- **Task objective**:
Return all the data below as it stands, minus the pictures.

- **Records**:
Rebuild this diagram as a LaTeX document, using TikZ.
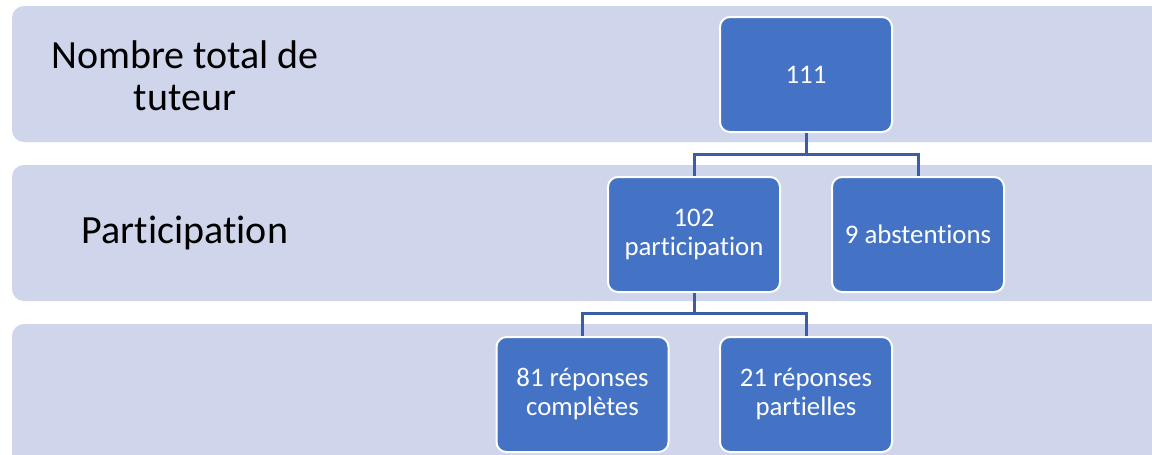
\documentclass[tikz,border=0pt]{standalone}
\usepackage{fontspec}
\setmainfont{Carlito}[Ligatures={NoCommon}]
\definecolor{bandc}{HTML}{CFD5EA}
\definecolor{boxc}{HTML}{4472C4}
\definecolor{connc}{HTML}{3B5DA5}
\begin{document}
\begin{tikzpicture}[x=1pt,y=-1pt,
  bandstyle/.style={fill=bandc, rounded corners=12pt},
  box/.style={draw=white, line width=2pt, fill=boxc, rounded corners=10pt,
    minimum width=172pt, minimum height=115pt, inner sep=0pt, text=white,
    font=\fontsize{26.8}{29}\selectfont, align=center},
  lbl/.style={font=\fontsize{40}{42}\selectfont, align=center, text=black},
  conn/.style={draw=connc, line width=3pt}]
\useasboundingbox (0,0) rectangle (1152,455);
\clip (0,0) rectangle (1152,455);
\fill[white] (0,0) rectangle (1152,455);
\fill[bandstyle] (12,6) rectangle (1190,142);
\fill[bandstyle] (12,165) rectangle (1190,301);
\fill[bandstyle] (12,324) rectangle (1190,490);
\node[lbl] (l1) at (185,76) {Nombre total de\\tuteur};
\node[lbl] (l2) at (185,233) {Participation};
\coordinate (b1) at (806,154);
\coordinate (b2) at (694,313);
\node[box] (n111) at (806,74.5) {111};
\node[box] (n102) at (694,234.5) {102\\participation};
\node[box] (n9) at (918,234.5) {9 abstentions};
\node[box] (n81) at (582.5,394.5) {81 réponses\\complètes};
\node[box] (n21) at (806,394.5) {21 réponses\\partielles};
\draw[conn] (n111.south) -- (b1);
\draw[conn] (n102.north) |- (b1) -| (n9.north);
\draw[conn] (n102.south) -- (b2);
\draw[conn] (n81.north) |- (b2) -| (n21.north);
\end{tikzpicture}
\end{document}
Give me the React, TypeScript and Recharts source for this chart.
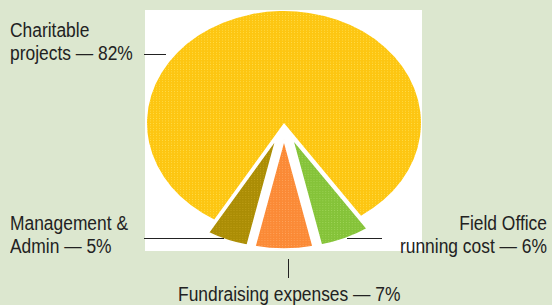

- **Task result**:
Rebuild this diagram as a LaTeX document, using TikZ.
\documentclass[tikz,border=0pt]{standalone}
\usepackage{fontspec}
\setmainfont{Carlito}[Ligatures={NoCommon}]
\definecolor{bandc}{HTML}{CFD5EA}
\definecolor{boxc}{HTML}{4472C4}
\definecolor{connc}{HTML}{3B5DA5}
\begin{document}
\begin{tikzpicture}[x=1pt,y=-1pt,
  bandstyle/.style={fill=bandc, rounded corners=12pt},
  box/.style={draw=white, line width=2pt, fill=boxc, rounded corners=10pt,
    minimum width=172pt, minimum height=115pt, inner sep=0pt, text=white,
    font=\fontsize{26.8}{29}\selectfont, align=center},
  lbl/.style={font=\fontsize{40}{42}\selectfont, align=center, text=black},
  conn/.style={draw=connc, line width=3pt}]
\useasboundingbox (0,0) rectangle (1152,455);
\clip (0,0) rectangle (1152,455);
\fill[white] (0,0) rectangle (1152,455);
\fill[bandstyle] (12,6) rectangle (1190,142);
\fill[bandstyle] (12,165) rectangle (1190,301);
\fill[bandstyle] (12,324) rectangle (1190,490);
\node[lbl] (l1) at (185,76) {Nombre total de\\tuteur};
\node[lbl] (l2) at (185,233) {Participation};
\coordinate (b1) at (806,154);
\coordinate (b2) at (694,313);
\node[box] (n111) at (806,74.5) {111};
\node[box] (n102) at (694,234.5) {102\\participation};
\node[box] (n9) at (918,234.5) {9 abstentions};
\node[box] (n81) at (582.5,394.5) {81 réponses\\complètes};
\node[box] (n21) at (806,394.5) {21 réponses\\partielles};
\draw[conn] (n111.south) -- (b1);
\draw[conn] (n102.north) |- (b1) -| (n9.north);
\draw[conn] (n102.south) -- (b2);
\draw[conn] (n81.north) |- (b2) -| (n21.north);
\end{tikzpicture}
\end{document}
Give me the React, TypeScript and Recharts source for this chart.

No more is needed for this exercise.